Data lines:
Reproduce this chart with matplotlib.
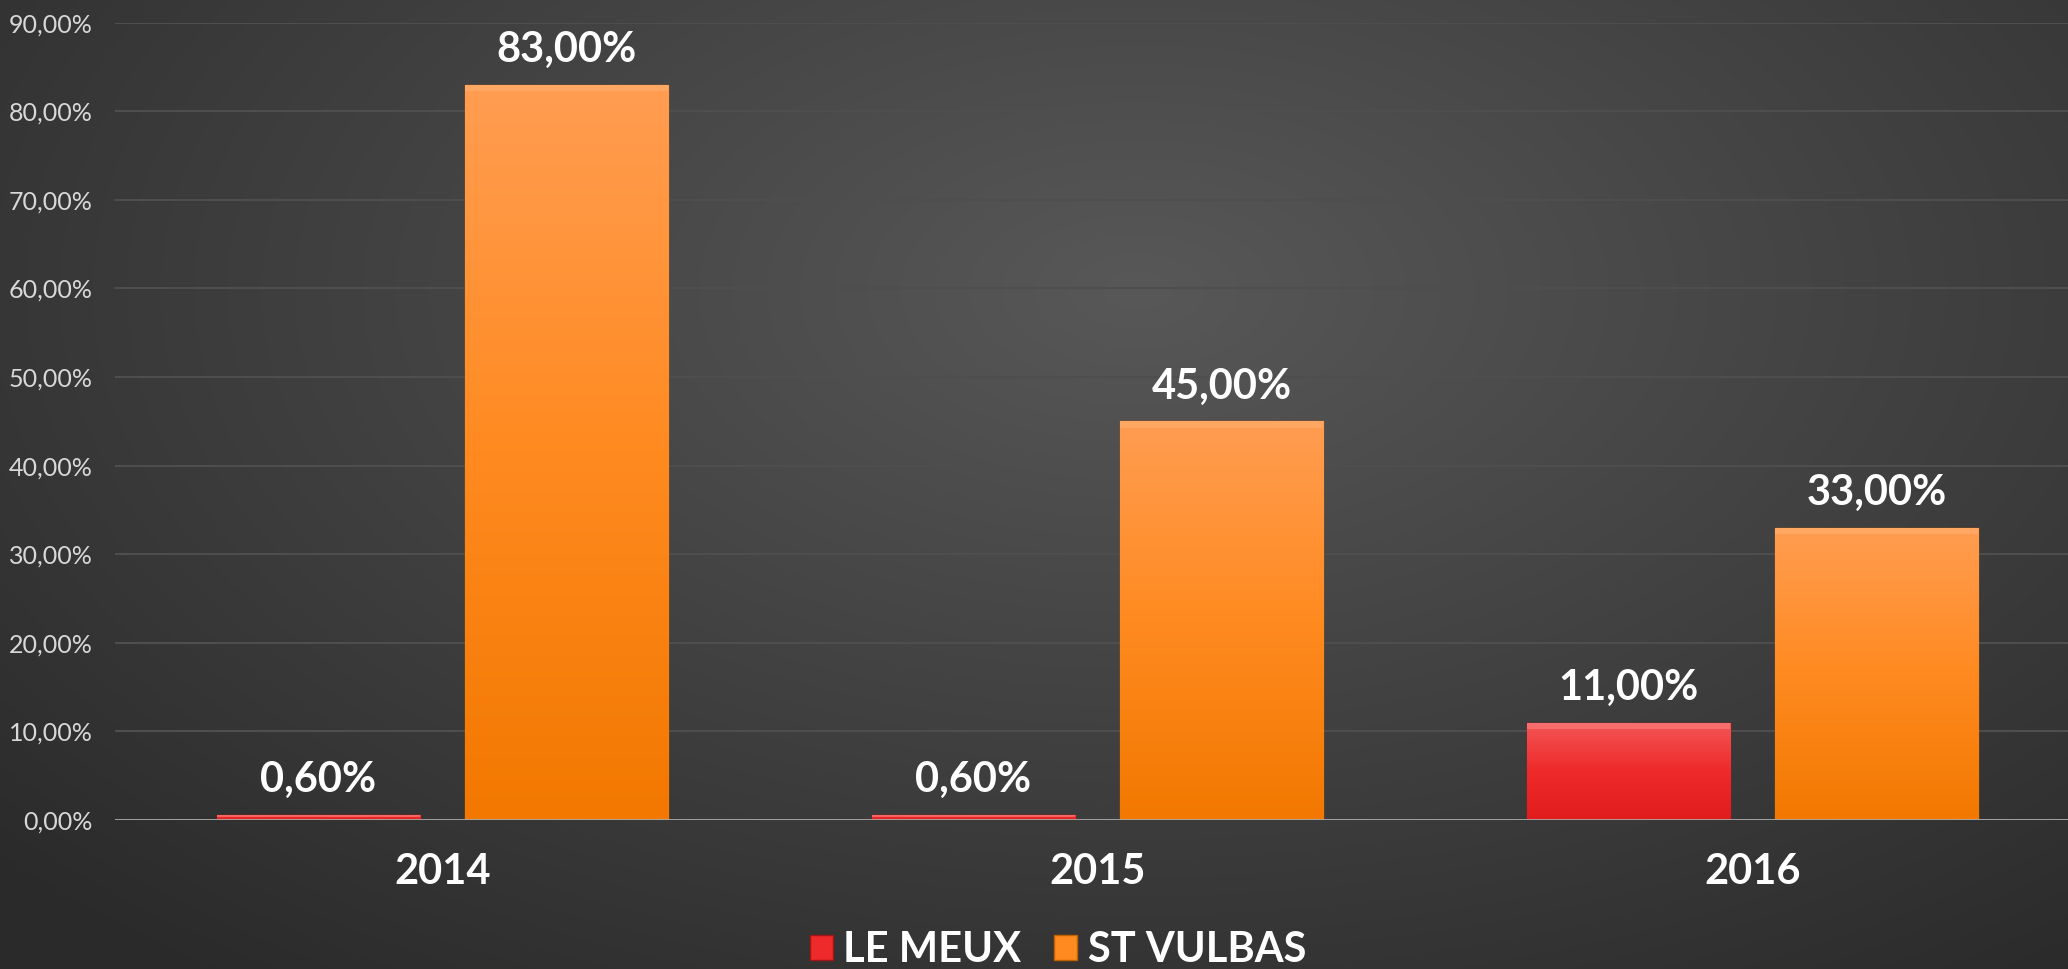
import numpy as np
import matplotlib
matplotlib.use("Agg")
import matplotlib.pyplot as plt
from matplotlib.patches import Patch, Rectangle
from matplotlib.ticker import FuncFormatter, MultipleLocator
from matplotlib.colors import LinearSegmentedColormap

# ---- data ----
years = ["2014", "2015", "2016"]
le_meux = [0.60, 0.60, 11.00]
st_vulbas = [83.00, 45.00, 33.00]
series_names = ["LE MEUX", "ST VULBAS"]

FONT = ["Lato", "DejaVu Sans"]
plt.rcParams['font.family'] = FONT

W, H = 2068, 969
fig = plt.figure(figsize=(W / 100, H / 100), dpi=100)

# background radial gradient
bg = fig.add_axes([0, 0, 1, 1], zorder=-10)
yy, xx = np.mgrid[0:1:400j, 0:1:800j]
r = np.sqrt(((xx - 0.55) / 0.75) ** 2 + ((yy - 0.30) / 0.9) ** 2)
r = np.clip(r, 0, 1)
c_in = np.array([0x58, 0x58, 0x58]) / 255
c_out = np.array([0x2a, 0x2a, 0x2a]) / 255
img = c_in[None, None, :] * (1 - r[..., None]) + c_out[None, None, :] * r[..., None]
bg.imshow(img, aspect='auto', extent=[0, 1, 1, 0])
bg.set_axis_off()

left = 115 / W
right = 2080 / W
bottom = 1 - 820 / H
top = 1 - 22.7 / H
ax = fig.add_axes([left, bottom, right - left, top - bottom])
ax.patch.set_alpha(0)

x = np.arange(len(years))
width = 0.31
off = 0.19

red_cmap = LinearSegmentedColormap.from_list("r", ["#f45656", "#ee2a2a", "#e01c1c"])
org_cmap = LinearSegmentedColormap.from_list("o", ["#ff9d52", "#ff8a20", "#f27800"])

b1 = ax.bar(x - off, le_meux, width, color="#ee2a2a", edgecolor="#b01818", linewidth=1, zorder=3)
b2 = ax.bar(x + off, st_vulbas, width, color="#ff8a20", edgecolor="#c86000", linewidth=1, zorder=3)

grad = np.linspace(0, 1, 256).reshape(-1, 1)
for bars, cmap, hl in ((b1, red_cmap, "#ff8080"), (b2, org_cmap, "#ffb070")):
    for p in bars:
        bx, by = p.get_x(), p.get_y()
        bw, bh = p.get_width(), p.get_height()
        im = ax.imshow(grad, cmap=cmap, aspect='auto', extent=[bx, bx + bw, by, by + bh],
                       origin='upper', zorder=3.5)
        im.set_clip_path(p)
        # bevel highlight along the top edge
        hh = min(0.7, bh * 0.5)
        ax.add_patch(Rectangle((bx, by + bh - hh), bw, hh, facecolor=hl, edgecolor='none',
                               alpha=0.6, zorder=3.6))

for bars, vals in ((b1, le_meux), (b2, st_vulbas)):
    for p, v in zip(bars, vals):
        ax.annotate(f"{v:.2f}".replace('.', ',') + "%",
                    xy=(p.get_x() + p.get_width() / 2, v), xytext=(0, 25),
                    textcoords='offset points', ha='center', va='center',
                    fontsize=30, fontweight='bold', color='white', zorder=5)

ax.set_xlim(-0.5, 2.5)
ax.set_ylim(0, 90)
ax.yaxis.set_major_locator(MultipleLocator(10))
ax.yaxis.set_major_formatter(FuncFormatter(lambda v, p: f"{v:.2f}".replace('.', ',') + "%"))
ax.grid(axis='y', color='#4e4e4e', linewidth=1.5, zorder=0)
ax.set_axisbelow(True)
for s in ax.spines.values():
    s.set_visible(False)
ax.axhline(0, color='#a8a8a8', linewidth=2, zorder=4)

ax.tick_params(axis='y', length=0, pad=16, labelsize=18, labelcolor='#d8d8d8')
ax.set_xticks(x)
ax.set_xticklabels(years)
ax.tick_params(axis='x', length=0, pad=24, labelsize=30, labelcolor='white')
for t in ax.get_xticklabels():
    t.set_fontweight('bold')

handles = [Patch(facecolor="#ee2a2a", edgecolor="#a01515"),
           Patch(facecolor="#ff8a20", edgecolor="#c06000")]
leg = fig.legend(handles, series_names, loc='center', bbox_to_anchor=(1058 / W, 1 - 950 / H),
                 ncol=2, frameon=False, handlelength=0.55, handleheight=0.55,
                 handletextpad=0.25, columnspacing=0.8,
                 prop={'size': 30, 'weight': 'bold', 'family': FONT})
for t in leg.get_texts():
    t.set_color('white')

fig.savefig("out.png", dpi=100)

Stated task:
Pictures stay out. Print the data exactly, from its first line through the line containing "b2 = ax.bar(x".

Correct output:
Reproduce this chart with matplotlib.
import numpy as np
import matplotlib
matplotlib.use("Agg")
import matplotlib.pyplot as plt
from matplotlib.patches import Patch, Rectangle
from matplotlib.ticker import FuncFormatter, MultipleLocator
from matplotlib.colors import LinearSegmentedColormap

# ---- data ----
years = ["2014", "2015", "2016"]
le_meux = [0.60, 0.60, 11.00]
st_vulbas = [83.00, 45.00, 33.00]
series_names = ["LE MEUX", "ST VULBAS"]

FONT = ["Lato", "DejaVu Sans"]
plt.rcParams['font.family'] = FONT

W, H = 2068, 969
fig = plt.figure(figsize=(W / 100, H / 100), dpi=100)

# background radial gradient
bg = fig.add_axes([0, 0, 1, 1], zorder=-10)
yy, xx = np.mgrid[0:1:400j, 0:1:800j]
r = np.sqrt(((xx - 0.55) / 0.75) ** 2 + ((yy - 0.30) / 0.9) ** 2)
r = np.clip(r, 0, 1)
c_in = np.array([0x58, 0x58, 0x58]) / 255
c_out = np.array([0x2a, 0x2a, 0x2a]) / 255
img = c_in[None, None, :] * (1 - r[..., None]) + c_out[None, None, :] * r[..., None]
bg.imshow(img, aspect='auto', extent=[0, 1, 1, 0])
bg.set_axis_off()

left = 115 / W
right = 2080 / W
bottom = 1 - 820 / H
top = 1 - 22.7 / H
ax = fig.add_axes([left, bottom, right - left, top - bottom])
ax.patch.set_alpha(0)

x = np.arange(len(years))
width = 0.31
off = 0.19

red_cmap = LinearSegmentedColormap.from_list("r", ["#f45656", "#ee2a2a", "#e01c1c"])
org_cmap = LinearSegmentedColormap.from_list("o", ["#ff9d52", "#ff8a20", "#f27800"])

b1 = ax.bar(x - off, le_meux, width, color="#ee2a2a", edgecolor="#b01818", linewidth=1, zorder=3)
b2 = ax.bar(x + off, st_vulbas, width, color="#ff8a20", edgecolor="#c86000", linewidth=1, zorder=3)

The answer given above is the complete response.